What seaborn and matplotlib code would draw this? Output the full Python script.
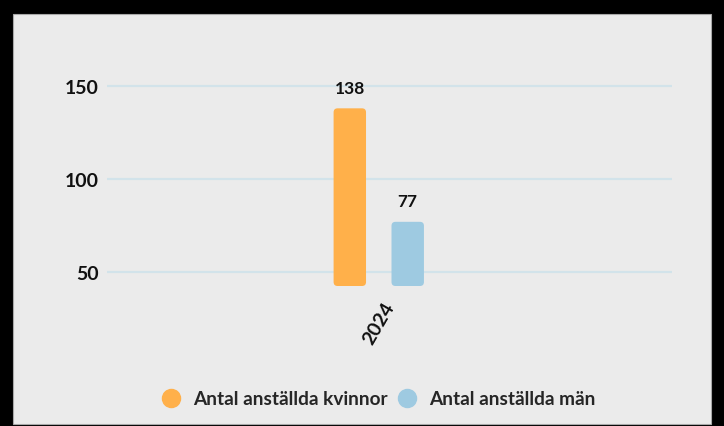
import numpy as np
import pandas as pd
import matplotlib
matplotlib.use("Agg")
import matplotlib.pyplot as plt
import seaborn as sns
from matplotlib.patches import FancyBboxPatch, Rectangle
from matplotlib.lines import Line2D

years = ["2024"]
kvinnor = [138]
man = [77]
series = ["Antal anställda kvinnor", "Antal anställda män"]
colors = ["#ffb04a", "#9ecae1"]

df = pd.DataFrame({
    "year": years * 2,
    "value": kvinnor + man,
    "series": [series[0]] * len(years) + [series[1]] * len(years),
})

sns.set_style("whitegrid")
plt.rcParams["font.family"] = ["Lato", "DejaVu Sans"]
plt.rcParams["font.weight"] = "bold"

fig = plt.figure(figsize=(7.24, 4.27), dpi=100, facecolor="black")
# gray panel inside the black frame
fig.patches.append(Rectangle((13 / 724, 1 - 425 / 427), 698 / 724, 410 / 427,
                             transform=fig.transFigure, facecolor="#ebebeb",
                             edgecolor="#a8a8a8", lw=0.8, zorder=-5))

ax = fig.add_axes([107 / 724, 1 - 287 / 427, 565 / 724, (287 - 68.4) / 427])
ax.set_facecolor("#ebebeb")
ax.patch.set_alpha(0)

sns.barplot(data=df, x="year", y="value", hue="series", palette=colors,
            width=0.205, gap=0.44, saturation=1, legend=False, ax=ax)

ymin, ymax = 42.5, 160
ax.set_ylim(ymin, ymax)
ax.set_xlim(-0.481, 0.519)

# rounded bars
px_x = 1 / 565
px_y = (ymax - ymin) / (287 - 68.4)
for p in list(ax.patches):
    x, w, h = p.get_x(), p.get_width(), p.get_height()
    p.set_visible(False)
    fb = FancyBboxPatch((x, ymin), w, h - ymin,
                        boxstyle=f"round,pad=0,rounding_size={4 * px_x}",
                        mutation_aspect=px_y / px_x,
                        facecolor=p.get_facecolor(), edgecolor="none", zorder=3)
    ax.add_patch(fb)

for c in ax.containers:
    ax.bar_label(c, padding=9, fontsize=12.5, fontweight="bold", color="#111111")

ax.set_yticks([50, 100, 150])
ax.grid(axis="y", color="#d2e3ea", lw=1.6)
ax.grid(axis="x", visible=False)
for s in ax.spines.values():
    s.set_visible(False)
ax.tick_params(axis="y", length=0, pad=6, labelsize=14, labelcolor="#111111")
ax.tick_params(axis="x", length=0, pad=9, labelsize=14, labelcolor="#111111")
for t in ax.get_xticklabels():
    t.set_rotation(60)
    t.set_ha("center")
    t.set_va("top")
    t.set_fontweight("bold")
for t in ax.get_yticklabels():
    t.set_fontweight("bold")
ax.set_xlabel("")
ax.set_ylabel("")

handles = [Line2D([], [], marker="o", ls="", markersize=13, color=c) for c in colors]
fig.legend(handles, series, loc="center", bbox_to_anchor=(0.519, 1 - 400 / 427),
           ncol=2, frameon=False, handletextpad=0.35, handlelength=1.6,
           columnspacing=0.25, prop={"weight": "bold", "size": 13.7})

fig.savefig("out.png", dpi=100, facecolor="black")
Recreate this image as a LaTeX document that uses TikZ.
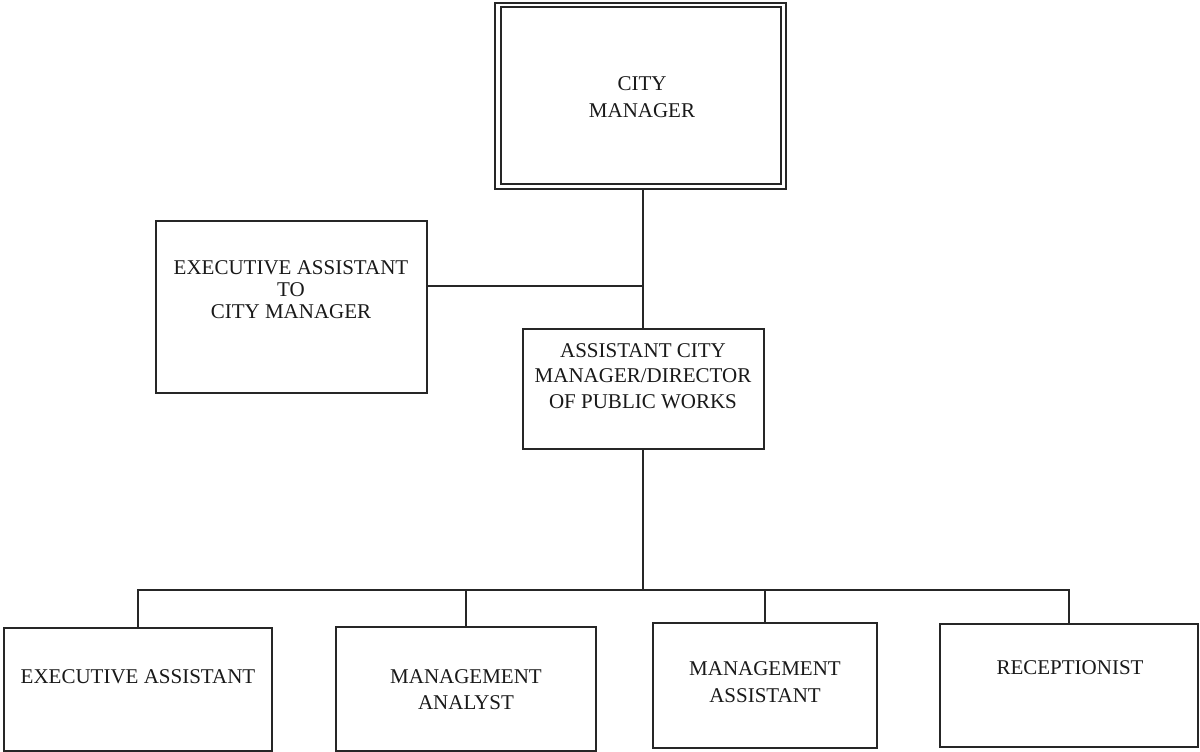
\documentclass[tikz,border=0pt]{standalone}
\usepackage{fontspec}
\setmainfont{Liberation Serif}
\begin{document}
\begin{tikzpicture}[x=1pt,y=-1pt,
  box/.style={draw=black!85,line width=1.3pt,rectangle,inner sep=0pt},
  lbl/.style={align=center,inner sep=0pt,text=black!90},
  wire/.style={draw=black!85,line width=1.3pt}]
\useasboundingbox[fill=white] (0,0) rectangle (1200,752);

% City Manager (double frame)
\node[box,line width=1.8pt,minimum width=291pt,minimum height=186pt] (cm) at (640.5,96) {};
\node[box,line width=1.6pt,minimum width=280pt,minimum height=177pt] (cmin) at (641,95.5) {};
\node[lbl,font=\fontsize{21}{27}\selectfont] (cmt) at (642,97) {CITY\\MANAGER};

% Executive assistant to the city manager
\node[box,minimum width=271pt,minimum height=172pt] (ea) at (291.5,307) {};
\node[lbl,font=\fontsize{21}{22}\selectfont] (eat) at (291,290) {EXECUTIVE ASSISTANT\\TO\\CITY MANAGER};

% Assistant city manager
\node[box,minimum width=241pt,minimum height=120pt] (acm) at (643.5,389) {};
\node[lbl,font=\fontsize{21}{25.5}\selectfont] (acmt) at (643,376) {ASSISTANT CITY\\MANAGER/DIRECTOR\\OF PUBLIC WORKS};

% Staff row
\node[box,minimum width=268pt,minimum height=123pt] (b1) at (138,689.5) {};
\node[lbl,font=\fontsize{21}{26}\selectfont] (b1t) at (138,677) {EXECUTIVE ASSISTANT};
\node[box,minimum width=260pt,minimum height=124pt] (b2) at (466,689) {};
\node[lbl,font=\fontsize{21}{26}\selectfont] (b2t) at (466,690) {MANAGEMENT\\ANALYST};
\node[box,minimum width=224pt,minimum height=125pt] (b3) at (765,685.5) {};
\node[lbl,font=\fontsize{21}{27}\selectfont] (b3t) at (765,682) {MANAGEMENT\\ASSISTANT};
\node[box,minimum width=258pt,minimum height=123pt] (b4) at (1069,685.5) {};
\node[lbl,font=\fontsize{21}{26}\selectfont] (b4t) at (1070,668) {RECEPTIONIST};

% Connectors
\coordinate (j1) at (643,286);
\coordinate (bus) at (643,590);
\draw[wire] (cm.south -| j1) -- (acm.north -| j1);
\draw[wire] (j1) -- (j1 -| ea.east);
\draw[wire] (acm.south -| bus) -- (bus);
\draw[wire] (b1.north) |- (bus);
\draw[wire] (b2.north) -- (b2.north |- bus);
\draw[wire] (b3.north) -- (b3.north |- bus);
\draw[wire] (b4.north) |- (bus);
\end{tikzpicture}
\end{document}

........

EXERCISE - Omit the images and transcribe all of the records above word for word.

SOLUTION TO THIS PROBLEM -
What seaborn and matplotlib code would draw this? Output the full Python script.
import numpy as np
import pandas as pd
import matplotlib
matplotlib.use("Agg")
import matplotlib.pyplot as plt
import seaborn as sns
from matplotlib.patches import FancyBboxPatch, Rectangle
from matplotlib.lines import Line2D

years = ["2024"]
kvinnor = [138]
man = [77]
series = ["Antal anställda kvinnor", "Antal anställda män"]
colors = ["#ffb04a", "#9ecae1"]

df = pd.DataFrame({
    "year": years * 2,
    "value": kvinnor + man,
    "series": [series[0]] * len(years) + [series[1]] * len(years),
})

sns.set_style("whitegrid")
plt.rcParams["font.family"] = ["Lato", "DejaVu Sans"]
plt.rcParams["font.weight"] = "bold"

fig = plt.figure(figsize=(7.24, 4.27), dpi=100, facecolor="black")
# gray panel inside the black frame
fig.patches.append(Rectangle((13 / 724, 1 - 425 / 427), 698 / 724, 410 / 427,
                             transform=fig.transFigure, facecolor="#ebebeb",
                             edgecolor="#a8a8a8", lw=0.8, zorder=-5))

ax = fig.add_axes([107 / 724, 1 - 287 / 427, 565 / 724, (287 - 68.4) / 427])
ax.set_facecolor("#ebebeb")
ax.patch.set_alpha(0)

sns.barplot(data=df, x="year", y="value", hue="series", palette=colors,
            width=0.205, gap=0.44, saturation=1, legend=False, ax=ax)

ymin, ymax = 42.5, 160
ax.set_ylim(ymin, ymax)
ax.set_xlim(-0.481, 0.519)

# rounded bars
px_x = 1 / 565
px_y = (ymax - ymin) / (287 - 68.4)
for p in list(ax.patches):
    x, w, h = p.get_x(), p.get_width(), p.get_height()
    p.set_visible(False)
    fb = FancyBboxPatch((x, ymin), w, h - ymin,
                        boxstyle=f"round,pad=0,rounding_size={4 * px_x}",
                        mutation_aspect=px_y / px_x,
                        facecolor=p.get_facecolor(), edgecolor="none", zorder=3)
    ax.add_patch(fb)

for c in ax.containers:
    ax.bar_label(c, padding=9, fontsize=12.5, fontweight="bold", color="#111111")

ax.set_yticks([50, 100, 150])
ax.grid(axis="y", color="#d2e3ea", lw=1.6)
ax.grid(axis="x", visible=False)
for s in ax.spines.values():
    s.set_visible(False)
ax.tick_params(axis="y", length=0, pad=6, labelsize=14, labelcolor="#111111")
ax.tick_params(axis="x", length=0, pad=9, labelsize=14, labelcolor="#111111")
for t in ax.get_xticklabels():
    t.set_rotation(60)
    t.set_ha("center")
    t.set_va("top")
    t.set_fontweight("bold")
for t in ax.get_yticklabels():
    t.set_fontweight("bold")
ax.set_xlabel("")
ax.set_ylabel("")

handles = [Line2D([], [], marker="o", ls="", markersize=13, color=c) for c in colors]
fig.legend(handles, series, loc="center", bbox_to_anchor=(0.519, 1 - 400 / 427),
           ncol=2, frameon=False, handletextpad=0.35, handlelength=1.6,
           columnspacing=0.25, prop={"weight": "bold", "size": 13.7})

fig.savefig("out.png", dpi=100, facecolor="black")
Recreate this image as a LaTeX document that uses TikZ.
\documentclass[tikz,border=0pt]{standalone}
\usepackage{fontspec}
\setmainfont{Liberation Serif}
\begin{document}
\begin{tikzpicture}[x=1pt,y=-1pt,
  box/.style={draw=black!85,line width=1.3pt,rectangle,inner sep=0pt},
  lbl/.style={align=center,inner sep=0pt,text=black!90},
  wire/.style={draw=black!85,line width=1.3pt}]
\useasboundingbox[fill=white] (0,0) rectangle (1200,752);

% City Manager (double frame)
\node[box,line width=1.8pt,minimum width=291pt,minimum height=186pt] (cm) at (640.5,96) {};
\node[box,line width=1.6pt,minimum width=280pt,minimum height=177pt] (cmin) at (641,95.5) {};
\node[lbl,font=\fontsize{21}{27}\selectfont] (cmt) at (642,97) {CITY\\MANAGER};

% Executive assistant to the city manager
\node[box,minimum width=271pt,minimum height=172pt] (ea) at (291.5,307) {};
\node[lbl,font=\fontsize{21}{22}\selectfont] (eat) at (291,290) {EXECUTIVE ASSISTANT\\TO\\CITY MANAGER};

% Assistant city manager
\node[box,minimum width=241pt,minimum height=120pt] (acm) at (643.5,389) {};
\node[lbl,font=\fontsize{21}{25.5}\selectfont] (acmt) at (643,376) {ASSISTANT CITY\\MANAGER/DIRECTOR\\OF PUBLIC WORKS};

% Staff row
\node[box,minimum width=268pt,minimum height=123pt] (b1) at (138,689.5) {};
\node[lbl,font=\fontsize{21}{26}\selectfont] (b1t) at (138,677) {EXECUTIVE ASSISTANT};
\node[box,minimum width=260pt,minimum height=124pt] (b2) at (466,689) {};
\node[lbl,font=\fontsize{21}{26}\selectfont] (b2t) at (466,690) {MANAGEMENT\\ANALYST};
\node[box,minimum width=224pt,minimum height=125pt] (b3) at (765,685.5) {};
\node[lbl,font=\fontsize{21}{27}\selectfont] (b3t) at (765,682) {MANAGEMENT\\ASSISTANT};
\node[box,minimum width=258pt,minimum height=123pt] (b4) at (1069,685.5) {};
\node[lbl,font=\fontsize{21}{26}\selectfont] (b4t) at (1070,668) {RECEPTIONIST};

% Connectors
\coordinate (j1) at (643,286);
\coordinate (bus) at (643,590);
\draw[wire] (cm.south -| j1) -- (acm.north -| j1);
\draw[wire] (j1) -- (j1 -| ea.east);
\draw[wire] (acm.south -| bus) -- (bus);
\draw[wire] (b1.north) |- (bus);
\draw[wire] (b2.north) -- (b2.north |- bus);
\draw[wire] (b3.north) -- (b3.north |- bus);
\draw[wire] (b4.north) |- (bus);
\end{tikzpicture}
\end{document}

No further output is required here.